The head of a Ugandan AIDS organization says PEPFAR – The President’s Emergency Plan for AIDS Relief – has brought a tenfold increase in funding to fight the pandemic in his country. Dr. Alex Coutinho is in the United States to tout the success of PEPFAR, but also to warn the battle against the disease is far from over. VOA’s Joe De Capua reports.
Dr. Coutinho is executive director of TASO, considered the largest HIV care and treatment organization on the continent. It cares for 50,000 people, who are HIV positive. He’s touring Washington, DC and California with Ambassador Mark Dybul, the US Global AIDS Coordinator and the man in charge of PEPFAR.
Uganda is one of the few African countries that seriously faced the pandemic in the early 1980’s, when little was known about the disease. Dr. Coutinho says Uganda was successful in a number of areas.
“In prevention, we were able to bring down the HIV prevalence (rate) from 18 percent to the current six-point-five percent. But it stagnated at six-point-five percent. So, in that sense, the success has happened. We need to kick in a new success to bring it lower than six-point-five percent. The other is that we’ve managed to start over 100,000 people on anti-retrovirals therapy. And that’s mainly with PEPFAR funding. And that’s an ongoing success,” he says.
He says the funding increase under PEPFAR has had “a tremendous impact.”
“Just five years ago, the amount of money available in Uganda was about $20 million per year. Now it’s well over $200 million,” he says.
PEPFAR accounts for up to 80 percent of the money spent on HIV/AIDS in Uganda. And the head of TASO says besides getting many people on anti-retrovirals, it’s brought – what he calls – real results.
“Up to a million people have been tested. Close to a million orphans are being supported through PEPFAR funding. Over 40-million condoms have been purchased with PEPFAR funds, So, these are just a few indicators of the tremendous impact PEPFAR has made,” he says.
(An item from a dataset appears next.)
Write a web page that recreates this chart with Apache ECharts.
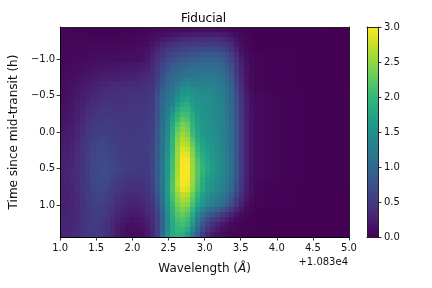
<!DOCTYPE html>
<html><head><meta charset="utf-8">
<style>html,body{margin:0;padding:0;background:#fff}#c{width:432px;height:288px}</style>
<script src="https://cdn.jsdelivr.net/npm/echarts@6/dist/echarts.min.js"></script>
</head><body><div id="c"></div>
<script>
const FONT = 'DejaVu Sans';
const titleText = 'Fiducial';
const xTicks = [1, 1.5, 2, 2.5, 3, 3.5, 4, 4.5, 5];
const yTicks = [-1, -0.5, 0, 0.5, 1];
const xExtent = [1, 5];
const yExtent = [-1.44, 1.44];
const colorbarRange = [0, 3];
const viridis = ['#440154','#482878','#3e4989','#31688e','#26828e','#1f9e89','#35b779','#6ece58','#b5de2b','#fde725'];
// far-red tails of each row (x > 3.75), flux x 100
const tailTop = [1,1,1,1,1,1,1,1,1,1,1,1,1,1,0,0,0,0,0];
const tailMid = [4,3,2,2,2,2,2,1,1,1,1,1,1,1,1,1,1,0,0];
const tailPeak = [8,6,5,4,3,3,2,2,2,2,1,1,1,1,1,1,1,1,1];
const tailLow = [1,1,1,1,0,0,0,0,0,0,0,0,0,0,0,0,0,0,0];
// flux x 100, one row per time step from the top of the panel down
const fluxRows = [
[5,4,3,2,2,2,1,1,1,1,1,1,2,2,2,3,3,4,6,7,8,9,10,11,12,12,13,13,13,13,13,12,11,9,7,5,4,3,2,...tailTop],
[5,4,4,3,3,2,2,2,2,2,2,2,3,3,3,4,4,6,8,10,12,15,17,19,20,21,22,23,24,24,24,23,21,18,14,10,6,4,3,...tailTop],
[5,5,4,4,4,4,4,4,4,4,4,4,4,5,5,5,6,8,12,16,21,25,29,32,34,36,37,38,39,40,40,39,36,31,24,16,9,5,3,...tailTop],
[5,5,5,5,5,6,6,6,6,6,6,6,7,7,7,8,9,12,17,24,31,37,41,45,48,50,51,52,53,54,54,52,49,43,34,22,11,6,3,...tailTop],
[5,5,6,6,6,7,7,8,8,8,8,8,8,9,9,10,11,15,22,30,40,47,52,57,61,63,65,66,67,68,68,66,62,55,43,28,14,8,4,...tailTop],
[6,6,6,7,7,8,9,9,10,10,10,10,10,11,11,11,13,18,27,37,49,57,63,68,72,75,78,80,82,83,84,82,78,69,56,36,19,10,5,...tailMid],
[6,6,7,8,8,9,10,11,11,12,12,12,12,12,13,13,15,20,30,42,55,65,72,78,82,85,88,90,92,93,93,90,85,76,63,42,24,12,6,...tailMid],
[7,7,8,9,10,11,13,14,15,16,16,17,17,17,18,19,21,25,33,46,61,73,81,87,92,95,98,100,102,103,104,100,93,83,70,47,28,14,7,...tailMid],
[7,8,9,10,12,14,16,17,18,19,20,20,21,21,22,23,25,29,36,50,67,81,90,96,101,105,108,110,112,113,113,109,101,90,75,50,30,15,7,...tailMid],
[8,9,10,12,14,16,18,20,21,22,23,24,24,25,26,27,29,33,38,54,72,88,97,103,108,112,115,118,120,120,120,116,108,97,80,53,32,16,8,...tailMid],
[9,10,12,14,16,19,22,24,26,27,28,28,29,29,30,31,33,37,41,58,77,93,103,112,120,124,125,126,127,127,126,122,114,102,85,56,34,17,8,...tailMid],
[10,11,13,16,18,22,25,28,30,31,33,33,34,34,35,36,38,41,44,63,83,98,108,122,135,140,137,135,134,134,132,127,119,107,90,60,36,18,9,...tailMid],
[10,12,15,18,21,25,28,31,33,35,36,37,38,38,39,40,41,44,47,68,89,104,113,132,148,153,148,144,141,140,138,132,124,111,94,65,40,20,10,...tailMid],
[11,13,16,19,23,27,30,34,36,38,39,40,40,41,42,43,44,46,50,72,94,110,119,141,158,163,155,148,145,143,141,135,127,114,97,70,43,23,12,...tailPeak],
[12,14,17,21,25,29,33,36,38,40,41,42,42,43,44,45,46,48,52,75,98,115,125,150,168,172,160,152,148,146,144,137,129,116,99,74,46,25,13,...tailPeak],
[13,15,18,23,27,32,36,39,42,44,44,44,44,44,45,46,47,50,53,77,100,120,136,163,183,185,168,156,150,148,145,139,131,117,100,76,47,26,14,...tailPeak],
[14,16,20,24,29,34,39,43,45,47,47,46,46,46,46,47,48,51,55,78,103,125,148,177,196,196,175,159,152,149,146,140,132,118,102,77,48,27,14,...tailPeak],
[15,17,21,26,31,37,42,46,48,49,49,48,47,47,47,48,49,52,56,80,105,130,160,190,208,205,180,162,154,150,147,141,133,119,103,78,49,27,15,...tailPeak],
[16,18,22,28,34,40,45,49,51,52,51,50,48,48,48,49,50,53,57,81,107,134,170,202,222,215,188,166,156,152,148,142,133,120,104,79,50,28,15,...tailPeak],
[17,20,24,29,36,43,48,52,54,55,53,51,49,49,49,49,51,54,58,83,109,138,178,215,235,228,195,170,158,153,148,142,134,120,104,80,50,28,15,...tailPeak],
[19,21,25,31,38,45,50,54,56,57,54,52,50,49,49,50,51,54,59,84,111,142,185,225,245,237,200,174,160,154,149,143,134,120,105,80,50,28,15,...tailPeak],
[20,22,26,32,40,47,52,56,58,58,55,52,50,50,50,50,52,55,60,85,112,145,190,235,255,245,205,178,162,155,149,143,135,120,105,80,50,28,15,...tailPeak],
[22,23,27,33,42,49,55,59,61,60,57,54,51,50,50,50,52,55,61,86,113,147,194,242,265,256,218,185,168,158,151,144,135,121,105,80,50,28,15,...tailPeak],
[23,25,29,35,44,51,58,62,64,62,59,55,52,51,50,50,52,56,62,87,115,150,197,247,272,266,230,193,173,162,154,146,137,122,106,81,50,28,15,...tailPeak],
[25,26,30,36,45,53,60,64,66,64,60,56,53,52,50,50,52,56,62,88,116,152,200,252,282,278,240,200,178,165,156,148,138,123,107,81,51,28,15,...tailPeak],
[26,27,31,37,45,54,61,65,67,66,62,58,54,52,51,50,51,55,63,88,117,155,203,255,290,287,245,208,184,170,159,150,140,125,108,82,51,28,15,...tailPeak],
[27,28,32,37,46,54,62,66,68,67,63,59,55,53,51,50,51,55,64,89,118,157,206,257,297,294,250,214,189,174,161,152,141,126,108,82,52,28,15,...tailPeak],
[28,29,32,38,46,55,63,67,69,68,64,60,56,54,52,50,50,54,64,90,119,158,208,259,300,297,253,218,192,176,163,153,141,127,109,83,52,28,15,...tailPeak],
[28,30,33,38,46,55,63,67,70,69,65,61,57,54,52,50,50,54,65,90,120,160,210,260,300,298,255,222,195,178,164,154,142,128,109,83,52,28,15,...tailPeak],
[28,30,33,38,46,55,62,67,69,67,63,58,54,51,49,48,48,52,63,89,120,161,213,262,300,298,254,220,192,174,161,151,140,125,107,81,50,27,14,...tailPeak],
[28,29,33,38,45,54,61,66,68,65,60,55,50,47,45,44,45,50,61,88,119,162,215,265,298,296,253,216,187,168,157,147,136,122,103,77,48,26,13,...tailPeak],
[28,29,32,37,45,53,61,65,66,63,56,51,46,43,41,41,43,48,60,86,118,164,218,266,296,292,251,213,183,164,153,145,134,119,100,74,46,25,12,...tailMid],
[28,29,32,37,45,53,60,64,65,60,53,48,43,40,38,38,40,46,58,85,118,163,218,260,288,282,245,208,180,160,151,143,132,117,98,72,45,24,12,...tailMid],
[28,28,31,36,44,52,58,62,62,57,50,44,39,36,34,34,37,43,54,81,115,160,212,250,272,268,232,198,171,152,142,134,123,107,88,63,39,21,10,...tailMid],
[28,28,31,36,43,51,57,60,60,54,47,41,36,32,30,31,34,40,50,76,110,158,208,243,262,256,222,188,162,145,134,125,114,98,78,55,33,17,8,...tailMid],
[28,28,30,35,42,50,56,58,57,52,45,38,33,30,28,29,32,38,45,72,106,155,202,235,250,243,212,178,155,138,127,117,106,89,69,47,27,13,6,...tailMid],
[28,29,31,35,42,49,55,57,55,49,42,35,29,26,24,25,29,35,42,67,100,150,195,226,240,232,198,160,135,115,102,92,80,64,47,31,17,8,4,...tailTop],
[29,29,31,35,42,48,53,55,53,47,39,31,26,22,20,21,25,32,40,62,96,145,188,218,228,218,182,142,115,92,78,67,53,41,28,17,9,5,2,...tailTop],
[29,30,32,36,42,48,53,54,51,44,36,28,22,18,16,17,20,28,38,60,93,142,183,210,218,205,170,128,97,74,59,48,36,26,17,9,5,3,2,...tailLow],
[30,30,32,36,42,47,52,52,48,42,33,25,18,14,12,13,16,25,36,58,92,140,180,203,208,195,158,115,80,58,42,30,20,13,8,5,3,2,1,...tailLow],
[31,31,33,37,42,47,51,51,47,40,32,23,16,12,10,11,14,22,34,58,95,145,180,198,198,180,142,100,67,46,31,21,14,9,6,4,2,2,1,...tailLow],
[31,31,33,37,42,47,50,50,46,39,31,22,15,11,9,10,12,20,32,58,100,148,180,192,188,165,128,88,55,35,22,14,9,6,4,3,2,1,1,...tailLow]
];

const nRows = fluxRows.length, nCols = fluxRows[0].length;
const dx = (xExtent[1] - xExtent[0]) / nCols;
const dy = (yExtent[1] - yExtent[0]) / nRows;
const cells = [];
fluxRows.forEach((row, j) => row.forEach((v, i) => {
  cells.push([xExtent[0] + (i + .5) * dx, yExtent[0] + (j + .5) * dy, v / 100]);
}));

const txt = { fontFamily: FONT, fontSize: 10, color: '#111' };
const line = { show: true, onZero: false, lineStyle: { color: '#000', width: 1 } };
const tick = { show: true, length: 3.5, lineStyle: { color: '#000', width: 0.8 } };
const frame = { show: true, onZero: false, lineStyle: { color: '#222', width: 1 } };

const chart = echarts.init(document.getElementById('c'), null, { renderer: 'canvas' });
chart.setOption({
  animation: false,
  backgroundColor: '#fff',
  title: { text: titleText, left: 176, top: 8,
    textStyle: { fontFamily: FONT, fontSize: 12, fontWeight: 'normal', color: '#000' } },
  grid: [
    { left: 59, top: 27, width: 290, height: 210 },
    { left: 367, top: 27, width: 11, height: 210 }
  ],
  xAxis: [
    { type: 'value', gridIndex: 0, min: xExtent[0], max: xExtent[1], z: 5,
      axisLine: line, axisTick: { ...tick, customValues: xTicks }, splitLine: { show: false },
      axisLabel: { ...txt, margin: 6, customValues: xTicks, formatter: v => v.toFixed(1) },
      name: '{a|Wavelength (}{b|Å}{a|)}', nameLocation: 'middle', nameGap: 26,
      nameTextStyle: { rich: {
        a: { fontFamily: FONT, fontSize: 12, color: '#111' },
        b: { fontFamily: FONT, fontSize: 12, fontStyle: 'italic', color: '#111' } } } },
    { type: 'value', gridIndex: 0, position: 'top', min: xExtent[0], max: xExtent[1], z: 5,
      axisLine: frame, axisTick: { show: false }, axisLabel: { show: false }, splitLine: { show: false } },
    { type: 'value', gridIndex: 1, min: 0, max: 1, z: 5, axisLine: frame,
      axisTick: { show: false }, axisLabel: { show: false }, splitLine: { show: false } },
    { type: 'value', gridIndex: 1, position: 'top', min: 0, max: 1, z: 5, axisLine: frame,
      axisTick: { show: false }, axisLabel: { show: false }, splitLine: { show: false } }
  ],
  yAxis: [
    { type: 'value', gridIndex: 0, inverse: true, min: yExtent[0], max: yExtent[1], z: 5,
      axisLine: line, axisTick: { ...tick, customValues: yTicks }, splitLine: { show: false },
      axisLabel: { ...txt, margin: 5, customValues: yTicks,
        formatter: v => (v < 0 ? '\u2212' : '') + Math.abs(v).toFixed(1) },
      name: 'Time since mid-transit (h)', nameLocation: 'middle', nameGap: 34,
      nameTextStyle: { fontFamily: FONT, fontSize: 12, color: '#111' } },
    { type: 'value', gridIndex: 0, position: 'right', inverse: true, min: yExtent[0], max: yExtent[1], z: 5,
      axisLine: frame, axisTick: { show: false }, axisLabel: { show: false }, splitLine: { show: false } },
    { type: 'value', gridIndex: 1, position: 'right', min: colorbarRange[0], max: colorbarRange[1], interval: 0.5, z: 5,
      axisLine: frame, axisTick: tick, splitLine: { show: false },
      axisLabel: { ...txt, margin: 6, formatter: v => v.toFixed(1) } },
    { type: 'value', gridIndex: 1, position: 'left', min: colorbarRange[0], max: colorbarRange[1], z: 5,
      axisLine: frame, axisTick: { show: false }, axisLabel: { show: false }, splitLine: { show: false } }
  ],
  visualMap: { show: false, type: 'continuous', seriesIndex: 0, dimension: 2,
    min: colorbarRange[0], max: colorbarRange[1], inRange: { color: viridis } },
  series: [
    { type: 'custom', xAxisIndex: 0, yAxisIndex: 0, data: cells, clip: true, silent: true,
      encode: { x: 0, y: 1 },
      renderItem: (params, api) => {
        const a = api.coord([api.value(0) - dx / 2, api.value(1) - dy / 2]);
        const b = api.coord([api.value(0) + dx / 2, api.value(1) + dy / 2]);
        const x0 = Math.round(a[0]), y0 = Math.round(a[1]);
        return { type: 'rect',
          shape: { x: x0, y: y0, width: Math.round(b[0]) - x0, height: Math.round(b[1]) - y0 },
          style: { fill: api.visual('color') } };
      } },
    { type: 'custom', xAxisIndex: 2, yAxisIndex: 2, data: [[0, colorbarRange[0], 1, colorbarRange[1]]], silent: true,
      encode: { x: [0, 2], y: [1, 3] },
      renderItem: (params, api) => {
        const a = api.coord([api.value(0), api.value(3)]);
        const b = api.coord([api.value(2), api.value(1)]);
        return { type: 'rect',
          shape: { x: a[0], y: a[1], width: b[0] - a[0], height: b[1] - a[1] },
          style: { fill: new echarts.graphic.LinearGradient(0, 1, 0, 0,
            viridis.map((c, i) => ({ offset: i / (viridis.length - 1), color: c }))) } };
      } }
  ],
  graphic: [
    { type: 'text', x: 348, y: 257, style: { text: '+1.083e4', fontFamily: FONT, fontSize: 10, fill: '#111', textAlign: 'right' } }
  ]
});
</script></body></html>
While receiving much praise, PEPFAR has had its critics. Those who say the $15 billion dollar, five year program is too restrictive in its funding. Or that it’s been hijacked by a conservative agenda attempting to push abstinence-only programs. Asked whether he’s encountered those controversies, Dr. Coutinho says:
“My organization, TASO, hasn’t. I am aware that the debate around abstinence and use of condoms has generated a lot of debate, even in Uganda. What we have found is that some people, conservatives, particularly sometimes from certain religious groups in Uganda, have used the opportunity of PEPFAR to distort the guidelines and push a message that is often not consistent with the PEPFAR guidelines coming down from Washington. But I think people are more aware of that and a much more balanced message is starting to emerge.”
He’s worried, though, the younger generation in Uganda is not taking HIV/AIDS as seriously as their predecessors. He admits it’s harder to get the message across.
“Partly because people have been hearing this message for years and years and people get a little bit weary of the same message. Secondly is that AIDS is not as visible as it used to be because as people go on treatment they get better. So the constant reminders that AIDS is still with us in Uganda and is still a disease that ultimately can lead to death is not as visible for young people,” he says.
The Ugandan physician says he’ll tell Americans that in Africa, HIV/AIDS is mostly a heterosexual disease. And that it’s the biggest cause of orphans on the continent.
He says that a major scale-up of all prevention programs is needed, not just for abstinence, being faithful or condoms, the so-called ABC approach. Unless that’s done, he says, more and more people will need anti-retroviral drugs, straining current treatment programs.